Once again, U.K. companies, as well as both of the country’s major political parties — who were running ads in the lead-up to today’s general election — have suspended advertising on YouTube after discovering that their campaigns had run against content promoting Islamic extremism, reports The Wall Street Journal. In addition to the U.K.’s Conservative and Labour Parties, Etihad Airways, meal-delivery startup Deliveroo, and Marriott International have also yanked ads.
The renewed controversy arrives on the heels of a terror attack in London last weekend that resulted in eight deaths, and a suicide bombing at the Manchester Arena in May that killed 22 people after an Ariana Grande concert.
A YouTube spokeswoman told the Journal that the platform was still in the process of reviewing its ad policies, and working to better harness where ads appear. She added: “We never want terrorists to have a voice, or spread extremist material on our services.” In addition to new safeguards announced by Google in March, a tool is also in the works — for release in the third quarter — that will provide marketers with a full list of videos that their ads have run against, according to the Journal.

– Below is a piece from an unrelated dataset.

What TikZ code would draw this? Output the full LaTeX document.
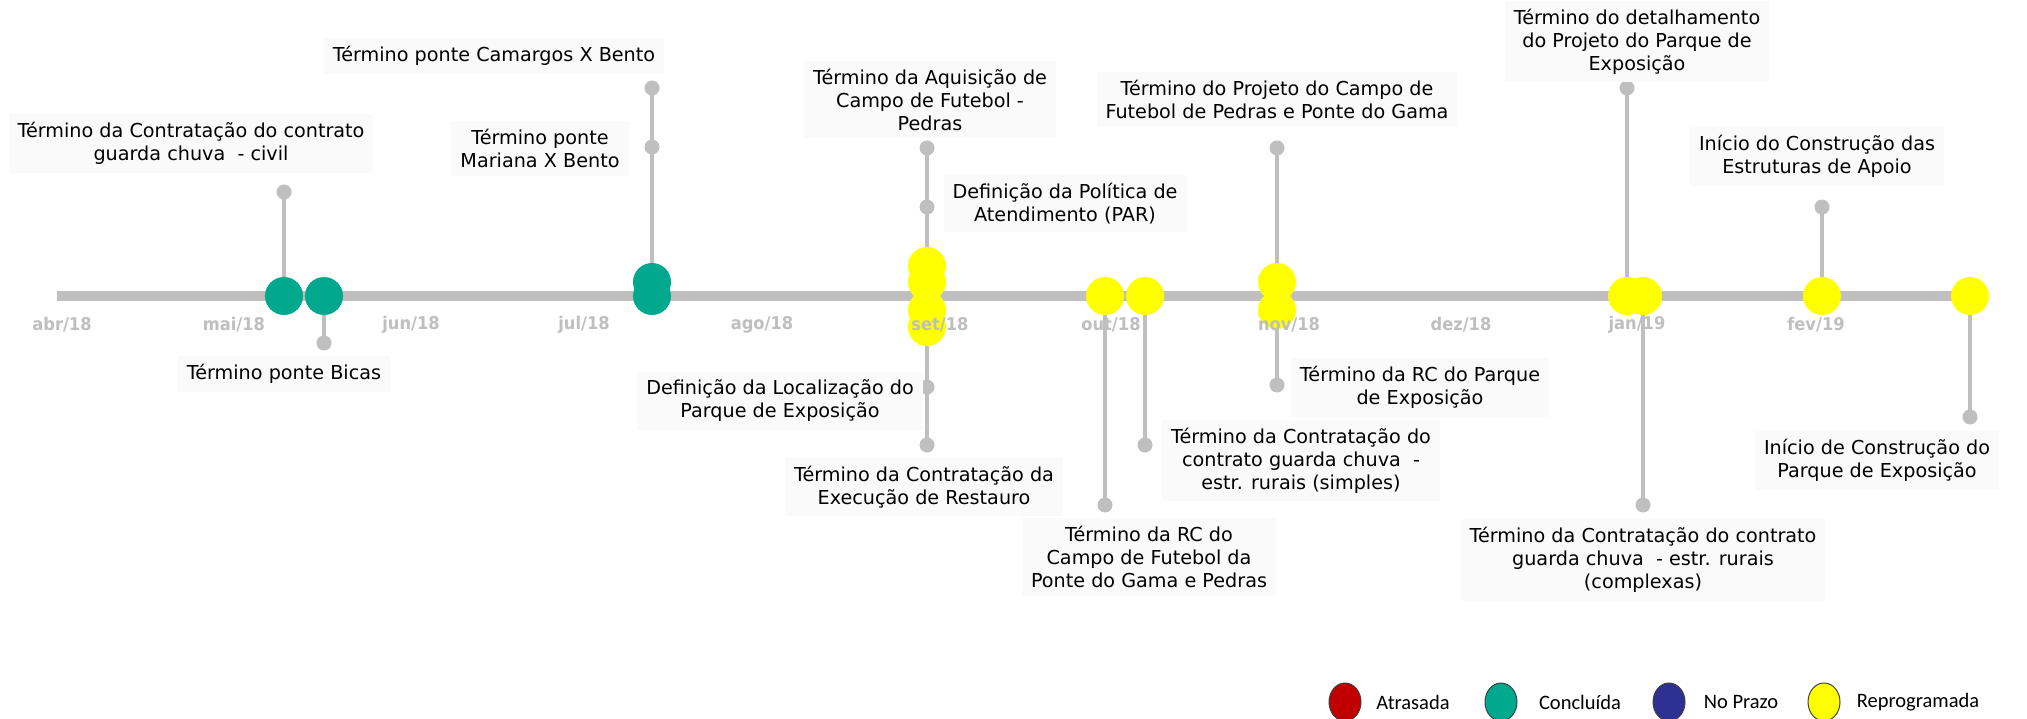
\documentclass[tikz,border=0pt]{standalone}
\usepackage{fontspec}
\setmainfont{DejaVu Sans}
\newfontfamily\legfont{Carlito}
\newfontfamily\monthfont{DejaVu Sans}[FakeStretch=0.93]
\usetikzlibrary{shapes.geometric}
\pgfdeclarelayer{back}
\pgfdeclarelayer{mid}
\pgfsetlayers{back,mid,main}
\definecolor{tl}{HTML}{BFBFBF}
\definecolor{tealc}{RGB}{0,168,142}
\definecolor{yel}{HTML}{FFFF00}
\definecolor{boxf}{HTML}{FAFAFA}
\definecolor{redc}{HTML}{C00000}
\definecolor{navyc}{HTML}{2E3192}
\definecolor{legline}{HTML}{404040}
\tikzset{
  ms/.style={circle, minimum size=38pt, inner sep=0pt, draw=none},
  done/.style={ms, fill=tealc},
  resched/.style={ms, fill=yel},
  tipdot/.style={circle, minimum size=15pt, inner sep=0pt, fill=tl},
  stem/.style={draw=tl, line width=4pt},
  lbl/.style={fill=boxf, align=center, font=\fontsize{19.2}{23}\selectfont, inner xsep=9pt, inner ysep=8pt, text=black},
  month/.style={font=\monthfont\bfseries\fontsize{17.5}{20}\selectfont, text=tl, inner sep=0pt},
  legdot/.style={ellipse, minimum width=32pt, minimum height=38pt, inner sep=0pt, draw=legline, line width=1pt},
  legtxt/.style={font=\legfont\fontsize{20.5}{24}\selectfont, text=black, inner sep=0pt},
}
\begin{document}
\begin{tikzpicture}[x=1pt,y=-1pt]
\useasboundingbox (0,0) rectangle (2027,719);
\begin{pgfonlayer}{back}
  \fill[white] (0,0) rectangle (2027,719);
  \coordinate (tlstart) at (57,296);
  \coordinate (tlend) at (1970,296);
  \draw[tl, line width=10pt] (tlstart) -- (tlend);
\end{pgfonlayer}

% milestones
\node[done] (t1) at (284,296) {};
\node[done] (t2) at (324,296) {};
\node[done] (t3) at (652,296) {};
\node[done] (t4) at (652,282) {};
\node[resched] (s1) at (927,327) {};
\node[resched] (s2) at (927,310) {};
\node[resched] (s3) at (927,282) {};
\node[resched] (s4) at (927,266) {};
\node[resched] (o1) at (1105,296) {};
\node[resched] (o2) at (1145,296) {};
\node[resched] (n2) at (1277,310) {};
\node[resched] (n1) at (1277,282) {};
\node[resched] (j1) at (1627,296) {};
\node[resched] (j2) at (1643,296) {};
\node[resched] (f1) at (1822,296) {};
\node[resched] (z1) at (1970,296) {};

% stem end dots
\node[tipdot] (e1) at (284,192) {};
\node[tipdot] (e2) at (324,343) {};
\node[tipdot] (e3) at (652,88) {};
\node[tipdot] (e4) at (652,147) {};
\node[tipdot] (e5) at (927,148) {};
\node[tipdot] (e6) at (927,207) {};
\node[tipdot] (e7) at (927,445) {};
\node[tipdot] (e8) at (927,387) {};
\node[tipdot] (e9) at (1105,505) {};
\node[tipdot] (e10) at (1145,445) {};
\node[tipdot] (e11) at (1277,148) {};
\node[tipdot] (e12) at (1277,385) {};
\node[tipdot] (e13) at (1627,88) {};
\node[tipdot] (e14) at (1643,505) {};
\node[tipdot] (e15) at (1822,207) {};
\node[tipdot] (e16) at (1970,417) {};

\begin{pgfonlayer}{mid}
  \draw[stem] (t1.center) -- (e1.center);
  \draw[stem] (t2.center) -- (e2.center);
  \draw[stem] (t4.center) -- (e3.center);
  \draw[stem] (s4.center) -- (e5.center);
  \draw[stem] (s1.center) -- (e7.center);
  \draw[stem] (o1.center) -- (e9.center);
  \draw[stem] (o2.center) -- (e10.center);
  \draw[stem] (n1.center) -- (e11.center);
  \draw[stem] (n2.center) -- (e12.center);
  \draw[stem] (j1.center) -- (e13.center);
  \draw[stem] (j2.center) -- (e14.center);
  \draw[stem] (f1.center) -- (e15.center);
  \draw[stem] (z1.center) -- (e16.center);
\end{pgfonlayer}

% month labels
\node[month] (m1) at (62,325) {abr/18};
\node[month] (m2) at (234,325) {mai/18};
\node[month] (m3) at (411,325) {jun/18};
\node[month] (m4) at (584,325) {jul/18};
\node[month] (m5) at (762,325) {ago/18};
\node[month] (m6) at (940,325) {set/18};
\node[month] (m7) at (1111,325) {out/18};
\node[month] (m8) at (1289,325) {nov/18};
\node[month] (m9) at (1461,325) {dez/18};
\node[month] (m10) at (1637,325) {jan/19};
\node[month] (m11) at (1816,325) {fev/19};

% labels
\node[lbl] (la) at (191,143.5) {Término da Contratação do contrato\\guarda chuva\ \ - civil};
\node[lbl] (lb) at (284,374) {Término ponte Bicas};
\node[lbl] (lc) at (494,56) {Término ponte Camargos X Bento};
\node[lbl] (ld) at (540,148.5) {Término ponte\\Mariana X Bento};
\node[lbl] (le) at (930,99.5) {Término da Aquisição de\\Campo de Futebol -\\Pedras};
\node[lbl] (lf) at (1065,203.5) {Definição da Política de\\Atendimento (PAR)};
\node[lbl] (lg) at (1277,99) {Término do Projeto do Campo de\\Futebol de Pedras e Ponte do Gama};
\node[lbl] (lh) at (1637,41.5) {Término do detalhamento\\do Projeto do Parque de\\Exposição};
\node[lbl] (li) at (1817,156.5) {Início do Construção das\\Estruturas de Apoio};
\node[lbl] (lj) at (780,401) {Definição da Localização do\\Parque de Exposição};
\node[lbl] (lk) at (924,487) {Término da Contratação da\\Execução de Restauro};
\node[lbl] (ll) at (1149,557) {Término da RC do\\Campo de Futebol da\\Ponte do Gama e Pedras};
\node[lbl] (lm) at (1301,460.5) {Término da Contratação do\\contrato guarda chuva\ \ -\\estr. rurais (simples)};
\node[lbl] (ln) at (1420,387.5) {Término da RC do Parque\\de Exposição};
\node[lbl] (lo) at (1877,460.5) {Início de Construção do\\Parque de Exposição};
\node[lbl] (lp) at (1643,560) {Término da Contratação do contrato\\guarda chuva\ \ - estr. rurais\\(complexas)};

% legend
\node[legdot, fill=redc] (g1) at (1345,702) {};
\node[legdot, fill=tealc] (g2) at (1501,702) {};
\node[legdot, fill=navyc] (g3) at (1669,702) {};
\node[legdot, fill=yel] (g4) at (1824,702) {};
\node[legtxt] (h1) at (1413,702) {Atrasada};
\node[legtxt] (h2) at (1580,702) {Concluída};
\node[legtxt] (h3) at (1741,702) {No Prazo};
\node[legtxt] (h4) at (1918,702) {Reprogramada};
\end{tikzpicture}
\end{document}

The YouTube ad boycott first kicked off in the U.K. last March, ultimately triggering marketers stateside, including AT&T, Verizon, Pepsi, and Walmart, to pull ads from the site. Subsequently, YouTube has sought a tricky balance: to furnish new tools to protect marketers from having their ads run against inappropriate videos, while simultaneously helping to ensure creators that their videos aren’t being unjustly demonetized.